Vote no on Eyman’s I-517

Initiative 517, a self-serving contrivance from Tim Eyman’s shop, is curiously un-Eyman-ish. Conservative and nonpartisan totems such as private property rights and free speech fall away. The mission is to make gentle the life of paid signature gatherers and those who make a living pedaling initiatives.

Think metaphorically. I-517 is 90 percent pig, 10 percent lipstick. The pig (substitute your least-favorite barnyard critter) is an invasive beast who tramples over property and can’t be challenged. I-517 permits paid signature gatherers to accost citizens inside public facilities such as Woodland Park Zoo, Safeco Field and CenturyLink Field. The sanctuary of the downtown Everett Public Library? You’ll need to navigate the gantlet.

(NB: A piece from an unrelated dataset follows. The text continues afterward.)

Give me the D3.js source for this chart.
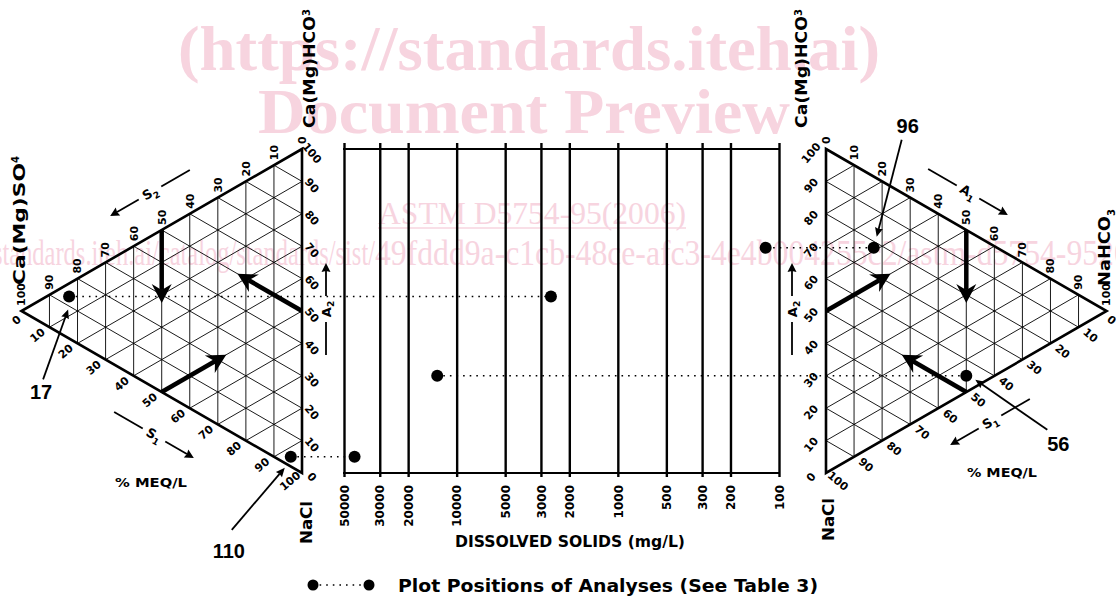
<!DOCTYPE html>
<html>
<head>
<meta charset="utf-8">
<script src="https://cdn.jsdelivr.net/npm/d3@7"></script>
<style>
  body { margin: 0; background: #fff; }
  svg { display: block; }
  text { font-family: "DejaVu Sans", sans-serif; font-weight: bold; fill: #000; }
  .wm text { font-family: "Liberation Serif", serif; fill: #f7d4df; }
  .num { font-family: "Liberation Sans", sans-serif; }
</style>
</head>
<body>
<div class="canvas"></div>
<script>
const width = 1116, height = 600;

// analyses from Table 3
const analyses = ['17', '56', '96', '110'];
const triangle = ['S', 'A', 'A', 'S'];      // S = left (sulfate/chloride), A = right (bicarbonate)
const naclPct = [4, 45, 22, 93];
const sideAnionPct = [83, 50, 17, 4];       // Ca(Mg)SO4 on the left, NaHCO3 on the right
const hco3Pct = [13, 5, 61, 3];             // Ca(Mg)HCO3
const dissolvedSolids = [2600, 13200, 121, 43000];

const tdsTicks = [50000, 30000, 20000, 10000, 5000, 3000, 2000, 1000, 500, 300, 200, 100];
const pctTicks = d3.range(0, 101, 10);

const svg = d3.select('.canvas').append('svg')
    .attr('width', width)
    .attr('height', height);

// scales
const yA = d3.scaleLinear().domain([0, 100]).range([473, 149]);
const side = yA(0) - yA(100);
const W = side * Math.sqrt(3) / 2;
const xS = d3.scaleLinear().domain([0, 100]).range([302, 302 - W]);
const xA = d3.scaleLinear().domain([0, 100]).range([826, 826 + W]);
const xTds = d3.scaleLog().domain([50000, 100]).range([344, 779]);

// ---- watermark
const wm = svg.append('g').attr('class', 'wm');
wm.append('text')
    .attr('x', 529).attr('y', 70)
    .attr('text-anchor', 'middle')
    .attr('font-size', 64)
    .attr('textLength', 702).attr('lengthAdjust', 'spacingAndGlyphs')
    .text('(https://standards.iteh.ai)');
wm.append('text')
    .attr('x', 524).attr('y', 133)
    .attr('text-anchor', 'middle')
    .attr('font-size', 64)
    .attr('textLength', 532).attr('lengthAdjust', 'spacingAndGlyphs')
    .text('Document Preview');
wm.append('text')
    .attr('x', 532).attr('y', 224)
    .attr('text-anchor', 'middle')
    .attr('font-size', 32).style('font-weight', 'normal')
    .attr('textLength', 308).attr('lengthAdjust', 'spacingAndGlyphs')
    .text('ASTM D5754-95(2006)');
wm.append('line')
    .attr('x1', 378).attr('x2', 686).attr('y1', 228).attr('y2', 228)
    .attr('stroke', '#f7d4df').attr('stroke-width', 1.5);
const urlA = 'https://standards.iteh.ai/catalog/standards/sist/';
const urlB = '49fddd9a-c1cb-48ce-afc3-4e4b004255c2/astm-d5754-952006';
const urlText = wm.append('text')
    .attr('y', 265)
    .attr('font-size', 36).style('font-weight', 'normal');
const tA = urlText.append('tspan').text(urlA);
const tB = urlText.append('tspan').text(urlB);
const lenA = tA.node().getComputedTextLength() * 0.68;
const lenB = tB.node().getComputedTextLength() * 0.88;
tA.attr('x', 375 - lenA).attr('textLength', lenA).attr('lengthAdjust', 'spacingAndGlyphs');
tB.attr('x', 375).attr('textLength', lenB).attr('lengthAdjust', 'spacingAndGlyphs');

// ---- helpers
const line = d3.line();
function head(g, x1, y1, x2, y2, len, hw, notch) {
    const a = Math.atan2(y2 - y1, x2 - x1) * 180 / Math.PI;
    g.append('path')
        .attr('d', `M0,0L${-len},${-hw}L${-len + notch},0L${-len},${hw}Z`)
        .attr('transform', `translate(${x2},${y2}) rotate(${a})`)
        .attr('fill', '#000');
}
function arrow(g, a, b, sw, len, hw, notch) {
    const dx = b[0] - a[0], dy = b[1] - a[1], L = Math.hypot(dx, dy);
    const e = [b[0] - dx / L * (len - notch), b[1] - dy / L * (len - notch)];
    g.append('path').attr('d', line([a, e])).attr('stroke', '#000').attr('stroke-width', sw).attr('fill', 'none');
    head(g, a[0], a[1], b[0], b[1], len, hw, notch);
}

// ---- trilinear triangles
function ternary(x, dir) {
    const g = svg.append('g');
    const p = (c, h) => [x(c), yA(h + c / 2)];
    const grid = [];
    d3.range(10, 100, 10).forEach(k => {
        grid.push([p(k, 100 - k), p(k, 0)]);         // constant side anion
        grid.push([p(100 - k, 0), p(0, 100 - k)]);   // constant NaCl
        grid.push([p(100 - k, k), p(0, k)]);         // constant Ca(Mg)HCO3
    });
    g.selectAll('path.grid').data(grid).join('path')
        .attr('class', 'grid')
        .attr('d', line)
        .attr('stroke', '#000').attr('stroke-width', 0.9).attr('fill', 'none');
    g.append('path')
        .attr('d', line([p(0, 100), p(100, 0), p(0, 0)]) + 'Z')
        .attr('fill', 'none').attr('stroke', '#000').attr('stroke-width', 2.6);

    // scale labels
    const lab = (pt, dx, dy, rot, anchor) => g.append('text')
        .attr('transform', `translate(${pt[0] + dx},${pt[1] + dy}) rotate(${rot})`)
        .attr('text-anchor', anchor).attr('dy', '0.35em')
        .attr('font-size', 11);
    pctTicks.forEach(k => {
        lab(p(k, 100 - k), 0, -5, -90, 'start').text(k);                     // top edge
        lab(p(0, k), dir < 0 ? 10 : -15, 4, -dir * 50, 'middle').text(k);   // vertical edge
        const q = p(100 - k, 0);
        const dx = k === 0 ? dir * 5 : dir * 12;
        lab(q, dx, k === 0 ? 9 : 8, dir * 40, 'middle').text(k);            // lower edge
    });

    // thick reading arrows
    [[[50, 50], [50, 27.5]], [[0, 50], [23, 50]], [[50, 0], [27, 23]]].forEach(d => {
        arrow(g, p(...d[0]), p(...d[1]), 4.5, 19, 10, 6);
    });
    return g;
}
const left = ternary(xS, -1);
const right = ternary(xA, 1);

// vertex names
function vname(x, y, main, sub, subDy, len) {
    const t = svg.append('text')
        .attr('transform', `translate(${x},${y}) rotate(-90)`)
        .attr('dy', '0.35em').attr('font-size', 16);
    t.append('tspan').attr('textLength', len).attr('lengthAdjust', 'spacingAndGlyphs').text(main);
    if (sub) t.append('tspan').attr('font-size', 10).attr('dy', subDy).text(sub);
}
vname(309, 128, 'Ca(Mg)HCO', '3', '-0.5em', 112);
vname(801, 128, 'Ca(Mg)HCO', '3', '-0.5em', 112);
vname(19, 285, 'Ca(Mg)SO', '4', '-0.6em', 122);
vname(1104, 286, 'NaHCO', '3', '0.5em', 70);
vname(306, 544, 'NaCl', null, null, 43);
vname(828, 541, 'NaCl', null, null, 43);

// edge arrows S1 S2 A1 A2
const edgeMarks = [
    { t: 'S', s: '2', x: 150, y: 193, rot: -30, dir: -1 },
    { t: 'S', s: '1', x: 154, y: 435, rot: 30, dir: 1 },
    { t: 'A', s: '2', x: 326, y: 309, rot: -90, dir: 1 },
    { t: 'A', s: '1', x: 968, y: 192, rot: 30, dir: 1 },
    { t: 'S', s: '1', x: 990, y: 422, rot: -30, dir: -1 },
    { t: 'A', s: '2', x: 792, y: 309, rot: -90, dir: 1 }
];
edgeMarks.forEach(m => {
    const g = svg.append('g').attr('transform', `translate(${m.x},${m.y}) rotate(${m.rot})`);
    const tx = g.append('text').attr('text-anchor', 'middle').attr('dy', '0.35em').attr('font-size', 13);
    tx.append('tspan').text(m.t);
    tx.append('tspan').attr('font-size', 9).attr('dy', '0.4em').text(m.s);
    g.append('path').attr('d', line([[-m.dir * 13, 0], [-m.dir * 46, 0]]))
        .attr('stroke', '#000').attr('stroke-width', 1.8);
    arrow(g, [m.dir * 13, 0], [m.dir * 46, 0], 1.8, 9, 4.5, 1);
});

// % MEQ/L
svg.append('text').attr('x', 151).attr('y', 487).attr('text-anchor', 'middle').attr('font-size', 13)
    .attr('textLength', 72).attr('lengthAdjust', 'spacingAndGlyphs').text('% MEQ/L');
svg.append('text').attr('x', 1002).attr('y', 477).attr('text-anchor', 'middle').attr('font-size', 13)
    .attr('textLength', 70).attr('lengthAdjust', 'spacingAndGlyphs').text('% MEQ/L');

// ---- dissolved solids chart
const axis = d3.axisBottom(xTds)
    .tickValues(tdsTicks)
    .tickSize(-(yA(0) - yA(100) + 10))
    .tickFormat(d => d);
const ag = svg.append('g')
    .attr('transform', `translate(0,${yA(0) + 4})`)
    .call(axis);
ag.select('.domain').remove();
ag.selectAll('.tick line').attr('stroke', '#000').attr('stroke-width', 2.4);
ag.selectAll('.tick text')
    .attr('transform', 'rotate(-90)')
    .attr('x', -8).attr('y', 0).attr('dy', '0.35em')
    .attr('text-anchor', 'end')
    .attr('font-size', 12);
[100, 0].forEach(v => {
    svg.append('line')
        .attr('x1', xTds(50000) - 1).attr('x2', xTds(100) + 1)
        .attr('y1', yA(v)).attr('y2', yA(v))
        .attr('stroke', '#000').attr('stroke-width', 2.2);
});
svg.append('text').attr('x', 570).attr('y', 547).attr('text-anchor', 'middle').attr('font-size', 15)
    .attr('textLength', 230).attr('lengthAdjust', 'spacingAndGlyphs').text('DISSOLVED SOLIDS (mg/L)');

// ---- analyses
const pts = analyses.map((id, i) => {
    const x = triangle[i] === 'S' ? xS : xA;
    return {
        id,
        tx: x(sideAnionPct[i]),
        ty: yA(hco3Pct[i] + sideAnionPct[i] / 2),
        mx: xTds(dissolvedSolids[i])
    };
});
svg.selectAll('line.link').data(pts).join('line')
    .attr('class', 'link')
    .attr('x1', d => d.tx).attr('x2', d => d.mx)
    .attr('y1', d => d.ty).attr('y2', d => d.ty)
    .attr('stroke', '#000').attr('stroke-width', 1.5)
    .attr('stroke-dasharray', '1.6,5');
svg.selectAll('circle.tri').data(pts).join('circle')
    .attr('class', 'tri').attr('cx', d => d.tx).attr('cy', d => d.ty).attr('r', 6);
svg.selectAll('circle.tds').data(pts).join('circle')
    .attr('class', 'tds').attr('cx', d => d.mx).attr('cy', d => d.ty).attr('r', 6);

// callouts (offsets from the triangle point)
const callouts = {
    '17': { from: [-26, 83], to: [-1, 13], label: [-28, 103] },
    '56': { from: [81, 54], to: [9, 4], label: [92, 75] },
    '96': { from: [28, -108], to: [3, -11], label: [34, -115] },
    '110': { from: [-59, 73], to: [-6, 11], label: [-62, 101] }
};
pts.forEach(d => {
    const c = callouts[d.id];
    arrow(svg, [d.tx + c.from[0], d.ty + c.from[1]], [d.tx + c.to[0], d.ty + c.to[1]], 1.8, 9, 4, 1);
    svg.append('text').attr('class', 'num')
        .attr('x', d.tx + c.label[0]).attr('y', d.ty + c.label[1])
        .attr('text-anchor', 'middle').attr('font-size', 20)
        .text(d.id);
});

// ---- legend
const lg = svg.append('g').attr('transform', 'translate(313,585)');
lg.append('line').attr('x1', 0).attr('x2', 56).attr('stroke', '#000')
    .attr('stroke-width', 1.5).attr('stroke-dasharray', '1.6,5');
lg.append('circle').attr('r', 5.5);
lg.append('circle').attr('cx', 56).attr('r', 5.5);
lg.append('text').attr('x', 85).attr('y', 7).attr('font-size', 17)
    .attr('textLength', 420).attr('lengthAdjust', 'spacingAndGlyphs')
    .text('Plot Positions of Analyses (See Table 3)');
</script>
</body>
</html>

Under the initiative, signature gatherers are legally protected on public-traffic walkways even if it’s someone’s private property. The language reads, “Including those in front of the entrances and exits of any store,” your property or no.

Supporters reason that signature gatherers won’t pony up for tickets to enter a stadium, but that’s a pay-no-attention response, especially with liberal and conservative initiatives bankrolled by deep-pocketed interests. There’s a reason that the Seahawks and the Sounders, sports teams that avoid the political fray, are on the record opposing I-517. It’s bad for business.

The Association of Washington Business, the Washington Food Industry Association and the Washington Retail Association all have said nay. That’s in part because of the 25-foot buffer rule, which places signature gatherers off limits from their opponents.

A signature gatherer advocating euthanasia for aging baby boomers would go unchallenged outside a QFC because interference would constitute criminal behavior. If an aging baby boomer, sensitive to questions of generational snuffing, stands in front of the signature gatherer and tells passers-by that the proposal is gawd awful, she would be interfering and in violation of the law.

Picture each signature gatherer riding the Seattle Center’s old Bubbleator. You may counter-protest (thank you, First Amendment) but only outside the bubble.

Finally, there’s the lipstick, the sensible feature subsumed by the rest of the pig. I-517 gives initiative backers a year to collect the required number of signatures to qualify it for the ballot. This would be a welcome reform — signatures track with the state’s population — and align Washington with other states such as Alaska and Montana, which give signers a year. It also clears the way for non-moneyed interests to make the cut.

Lawmakers need to tackle timelines for signature gathering separate from the dross of I-517. A pig with lipstick is still a pig. Vote no on I-517.